◆ DIRECTIONS ◆
Collect every line in the records below that contains the word "this".

◆ TASK INPUT ◆
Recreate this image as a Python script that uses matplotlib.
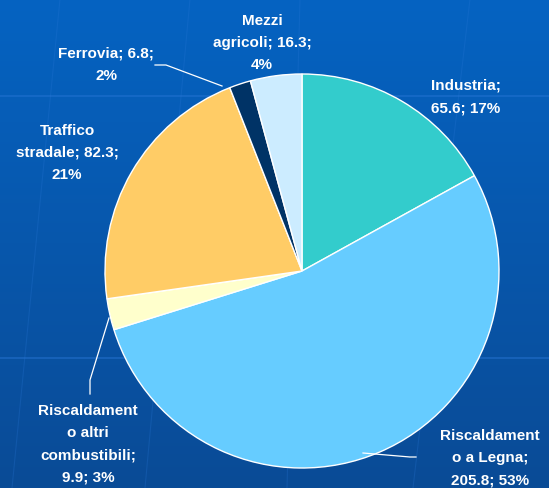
--
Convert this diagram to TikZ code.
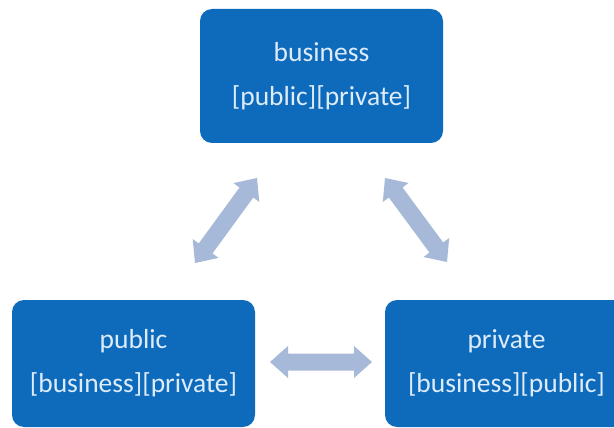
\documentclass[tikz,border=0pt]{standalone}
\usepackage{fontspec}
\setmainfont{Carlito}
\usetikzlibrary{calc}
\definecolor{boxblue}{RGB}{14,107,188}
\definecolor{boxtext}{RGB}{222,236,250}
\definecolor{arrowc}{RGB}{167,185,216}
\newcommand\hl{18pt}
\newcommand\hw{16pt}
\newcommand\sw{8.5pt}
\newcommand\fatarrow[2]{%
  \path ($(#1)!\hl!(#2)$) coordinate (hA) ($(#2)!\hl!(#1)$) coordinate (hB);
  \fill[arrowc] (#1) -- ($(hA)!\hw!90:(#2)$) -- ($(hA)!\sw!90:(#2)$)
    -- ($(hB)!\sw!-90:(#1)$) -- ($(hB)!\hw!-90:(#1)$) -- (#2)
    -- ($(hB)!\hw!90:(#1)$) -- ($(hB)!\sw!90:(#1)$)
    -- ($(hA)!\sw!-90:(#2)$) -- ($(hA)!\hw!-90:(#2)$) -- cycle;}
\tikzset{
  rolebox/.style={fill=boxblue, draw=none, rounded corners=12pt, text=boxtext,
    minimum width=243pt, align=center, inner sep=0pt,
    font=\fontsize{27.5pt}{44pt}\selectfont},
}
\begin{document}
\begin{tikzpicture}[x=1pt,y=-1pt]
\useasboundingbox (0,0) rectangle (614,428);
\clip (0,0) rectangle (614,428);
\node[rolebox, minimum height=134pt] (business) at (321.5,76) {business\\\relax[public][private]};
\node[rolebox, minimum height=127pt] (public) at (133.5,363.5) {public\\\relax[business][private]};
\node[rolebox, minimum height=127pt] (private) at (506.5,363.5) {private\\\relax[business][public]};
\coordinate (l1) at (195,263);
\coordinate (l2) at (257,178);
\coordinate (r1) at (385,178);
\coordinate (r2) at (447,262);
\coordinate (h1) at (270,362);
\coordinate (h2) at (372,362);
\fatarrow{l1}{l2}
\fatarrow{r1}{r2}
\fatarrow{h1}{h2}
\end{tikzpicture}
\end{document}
---
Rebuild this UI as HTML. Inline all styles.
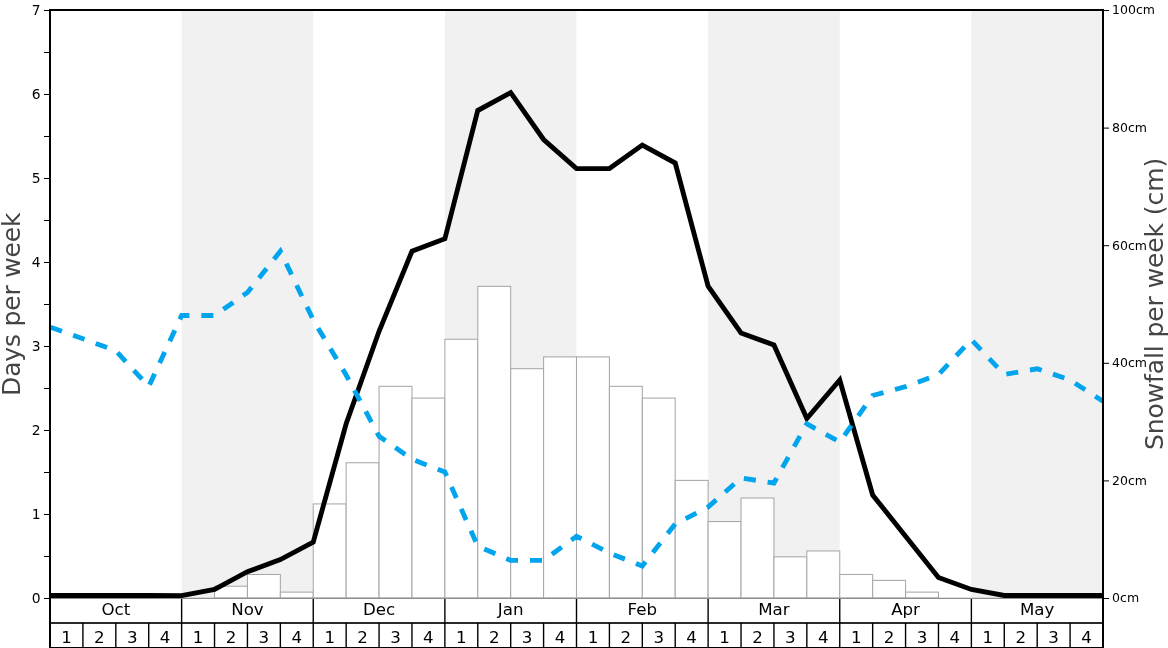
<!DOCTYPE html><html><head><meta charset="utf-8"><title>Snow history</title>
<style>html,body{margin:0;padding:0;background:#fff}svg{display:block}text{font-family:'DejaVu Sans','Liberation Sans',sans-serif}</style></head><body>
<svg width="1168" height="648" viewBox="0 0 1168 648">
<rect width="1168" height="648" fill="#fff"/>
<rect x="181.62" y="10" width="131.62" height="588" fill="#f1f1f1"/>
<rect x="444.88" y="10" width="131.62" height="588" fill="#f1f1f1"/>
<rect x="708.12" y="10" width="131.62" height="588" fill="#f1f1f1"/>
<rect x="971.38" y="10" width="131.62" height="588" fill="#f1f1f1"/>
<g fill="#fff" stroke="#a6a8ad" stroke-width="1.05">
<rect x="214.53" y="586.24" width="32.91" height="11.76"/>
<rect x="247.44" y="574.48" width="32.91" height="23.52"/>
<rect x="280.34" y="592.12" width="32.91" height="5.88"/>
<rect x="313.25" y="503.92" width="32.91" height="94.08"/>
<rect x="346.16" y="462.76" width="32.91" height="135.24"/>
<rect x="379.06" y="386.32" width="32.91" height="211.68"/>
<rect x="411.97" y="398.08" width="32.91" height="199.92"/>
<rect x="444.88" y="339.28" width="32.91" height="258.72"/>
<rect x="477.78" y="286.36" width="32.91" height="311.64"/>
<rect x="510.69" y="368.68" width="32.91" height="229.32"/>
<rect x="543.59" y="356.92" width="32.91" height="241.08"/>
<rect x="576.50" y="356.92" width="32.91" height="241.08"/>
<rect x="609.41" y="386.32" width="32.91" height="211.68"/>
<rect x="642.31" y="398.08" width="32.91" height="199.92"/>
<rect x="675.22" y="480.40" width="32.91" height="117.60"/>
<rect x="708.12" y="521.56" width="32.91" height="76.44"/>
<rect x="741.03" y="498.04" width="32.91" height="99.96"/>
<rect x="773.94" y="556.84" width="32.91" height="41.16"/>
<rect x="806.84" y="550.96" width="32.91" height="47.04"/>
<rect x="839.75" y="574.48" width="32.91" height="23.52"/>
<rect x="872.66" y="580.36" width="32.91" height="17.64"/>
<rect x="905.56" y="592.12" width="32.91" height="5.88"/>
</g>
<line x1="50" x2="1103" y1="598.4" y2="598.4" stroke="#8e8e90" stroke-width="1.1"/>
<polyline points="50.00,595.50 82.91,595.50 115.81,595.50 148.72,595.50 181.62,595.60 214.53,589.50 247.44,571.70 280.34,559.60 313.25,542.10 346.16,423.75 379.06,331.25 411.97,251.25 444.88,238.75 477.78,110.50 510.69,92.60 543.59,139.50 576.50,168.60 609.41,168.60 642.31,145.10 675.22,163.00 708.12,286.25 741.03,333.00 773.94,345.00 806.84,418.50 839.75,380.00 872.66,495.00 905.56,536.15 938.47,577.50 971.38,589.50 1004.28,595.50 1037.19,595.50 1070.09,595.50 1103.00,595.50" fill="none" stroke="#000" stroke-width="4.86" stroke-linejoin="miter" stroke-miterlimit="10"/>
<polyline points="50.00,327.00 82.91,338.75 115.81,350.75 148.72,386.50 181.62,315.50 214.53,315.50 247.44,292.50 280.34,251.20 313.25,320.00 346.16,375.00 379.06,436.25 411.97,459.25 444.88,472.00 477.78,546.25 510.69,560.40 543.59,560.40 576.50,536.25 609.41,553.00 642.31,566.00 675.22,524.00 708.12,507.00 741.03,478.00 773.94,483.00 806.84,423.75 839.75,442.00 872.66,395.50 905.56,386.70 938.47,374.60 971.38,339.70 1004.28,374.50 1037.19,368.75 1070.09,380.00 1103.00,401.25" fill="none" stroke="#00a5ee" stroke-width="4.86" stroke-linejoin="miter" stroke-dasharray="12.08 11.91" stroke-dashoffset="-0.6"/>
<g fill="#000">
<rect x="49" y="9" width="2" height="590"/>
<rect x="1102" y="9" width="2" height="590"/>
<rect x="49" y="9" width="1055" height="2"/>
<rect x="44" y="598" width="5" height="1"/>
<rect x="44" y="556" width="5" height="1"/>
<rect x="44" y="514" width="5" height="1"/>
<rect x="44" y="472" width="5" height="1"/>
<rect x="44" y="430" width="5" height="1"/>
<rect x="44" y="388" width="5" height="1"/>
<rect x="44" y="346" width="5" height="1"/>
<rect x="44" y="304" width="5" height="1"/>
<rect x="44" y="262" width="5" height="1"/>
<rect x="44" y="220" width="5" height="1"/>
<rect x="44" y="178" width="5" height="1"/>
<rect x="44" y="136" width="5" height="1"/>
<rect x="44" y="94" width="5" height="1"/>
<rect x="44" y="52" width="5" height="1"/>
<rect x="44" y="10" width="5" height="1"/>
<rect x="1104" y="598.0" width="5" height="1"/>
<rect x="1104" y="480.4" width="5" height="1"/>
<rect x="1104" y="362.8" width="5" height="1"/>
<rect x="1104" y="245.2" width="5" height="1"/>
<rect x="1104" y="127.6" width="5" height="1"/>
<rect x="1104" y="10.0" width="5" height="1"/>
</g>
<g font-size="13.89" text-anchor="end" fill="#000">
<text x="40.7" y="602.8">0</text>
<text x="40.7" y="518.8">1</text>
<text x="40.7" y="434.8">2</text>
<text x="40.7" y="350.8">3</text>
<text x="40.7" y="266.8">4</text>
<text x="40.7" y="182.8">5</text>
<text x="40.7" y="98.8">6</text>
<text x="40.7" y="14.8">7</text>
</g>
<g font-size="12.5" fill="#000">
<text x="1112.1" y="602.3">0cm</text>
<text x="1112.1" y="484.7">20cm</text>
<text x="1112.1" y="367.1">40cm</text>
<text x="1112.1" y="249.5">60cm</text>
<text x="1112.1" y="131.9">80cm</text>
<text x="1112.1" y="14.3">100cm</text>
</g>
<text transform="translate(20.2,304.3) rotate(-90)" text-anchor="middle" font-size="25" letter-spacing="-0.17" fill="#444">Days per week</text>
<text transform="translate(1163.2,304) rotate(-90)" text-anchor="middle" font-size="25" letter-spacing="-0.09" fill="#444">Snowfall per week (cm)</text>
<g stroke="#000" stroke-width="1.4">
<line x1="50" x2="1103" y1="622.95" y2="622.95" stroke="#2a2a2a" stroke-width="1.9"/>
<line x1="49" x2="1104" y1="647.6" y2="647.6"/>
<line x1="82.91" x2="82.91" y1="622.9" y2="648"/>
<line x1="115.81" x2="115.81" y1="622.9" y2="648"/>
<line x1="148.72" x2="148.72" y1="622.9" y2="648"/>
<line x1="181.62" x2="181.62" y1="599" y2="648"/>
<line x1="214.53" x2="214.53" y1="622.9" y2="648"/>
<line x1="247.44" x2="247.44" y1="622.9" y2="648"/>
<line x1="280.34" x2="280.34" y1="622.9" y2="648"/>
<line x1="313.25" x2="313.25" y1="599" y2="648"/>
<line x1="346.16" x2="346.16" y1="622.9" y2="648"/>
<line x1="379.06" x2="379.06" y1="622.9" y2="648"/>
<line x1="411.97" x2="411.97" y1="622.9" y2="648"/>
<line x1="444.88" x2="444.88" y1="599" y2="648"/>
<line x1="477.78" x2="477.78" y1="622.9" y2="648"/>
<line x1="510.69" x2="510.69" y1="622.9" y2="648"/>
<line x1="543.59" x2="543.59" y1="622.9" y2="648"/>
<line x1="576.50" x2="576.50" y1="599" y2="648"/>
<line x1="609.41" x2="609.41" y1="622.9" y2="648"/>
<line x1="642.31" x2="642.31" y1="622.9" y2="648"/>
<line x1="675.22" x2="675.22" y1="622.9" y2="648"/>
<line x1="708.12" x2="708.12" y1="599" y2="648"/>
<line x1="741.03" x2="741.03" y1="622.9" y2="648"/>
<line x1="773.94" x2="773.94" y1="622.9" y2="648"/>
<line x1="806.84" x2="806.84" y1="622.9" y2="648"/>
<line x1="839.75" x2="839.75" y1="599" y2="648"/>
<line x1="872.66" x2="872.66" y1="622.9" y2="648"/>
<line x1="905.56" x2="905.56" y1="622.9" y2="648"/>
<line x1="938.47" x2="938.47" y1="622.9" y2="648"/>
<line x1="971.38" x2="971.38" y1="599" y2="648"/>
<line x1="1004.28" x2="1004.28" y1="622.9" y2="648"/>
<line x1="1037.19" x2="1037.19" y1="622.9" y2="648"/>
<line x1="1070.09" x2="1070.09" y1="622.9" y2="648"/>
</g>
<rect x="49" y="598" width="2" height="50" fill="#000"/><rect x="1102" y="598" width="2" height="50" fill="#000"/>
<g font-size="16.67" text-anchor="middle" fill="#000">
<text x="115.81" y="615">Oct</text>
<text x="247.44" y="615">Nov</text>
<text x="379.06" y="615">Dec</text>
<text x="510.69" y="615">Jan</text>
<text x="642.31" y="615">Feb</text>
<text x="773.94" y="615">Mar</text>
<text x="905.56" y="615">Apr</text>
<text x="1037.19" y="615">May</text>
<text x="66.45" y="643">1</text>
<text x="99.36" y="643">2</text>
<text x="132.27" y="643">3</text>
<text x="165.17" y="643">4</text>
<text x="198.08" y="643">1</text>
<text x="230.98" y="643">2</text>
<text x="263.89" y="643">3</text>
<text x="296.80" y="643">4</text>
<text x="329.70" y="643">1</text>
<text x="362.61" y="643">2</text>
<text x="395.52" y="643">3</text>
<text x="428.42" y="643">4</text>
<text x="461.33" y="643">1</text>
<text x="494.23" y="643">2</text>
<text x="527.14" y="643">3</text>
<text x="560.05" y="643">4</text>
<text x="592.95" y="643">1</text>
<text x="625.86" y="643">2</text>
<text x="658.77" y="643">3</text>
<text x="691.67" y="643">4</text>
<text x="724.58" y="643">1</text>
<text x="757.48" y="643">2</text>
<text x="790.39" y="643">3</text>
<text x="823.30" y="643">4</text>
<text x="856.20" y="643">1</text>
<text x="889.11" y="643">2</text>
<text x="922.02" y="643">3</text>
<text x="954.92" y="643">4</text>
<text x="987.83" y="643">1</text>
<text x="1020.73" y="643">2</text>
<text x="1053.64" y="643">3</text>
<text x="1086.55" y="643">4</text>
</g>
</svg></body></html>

◆ ANSWER IN FULL ◆
Recreate this image as a Python script that uses matplotlib.
Convert this diagram to TikZ code.
Rebuild this UI as HTML. Inline all styles.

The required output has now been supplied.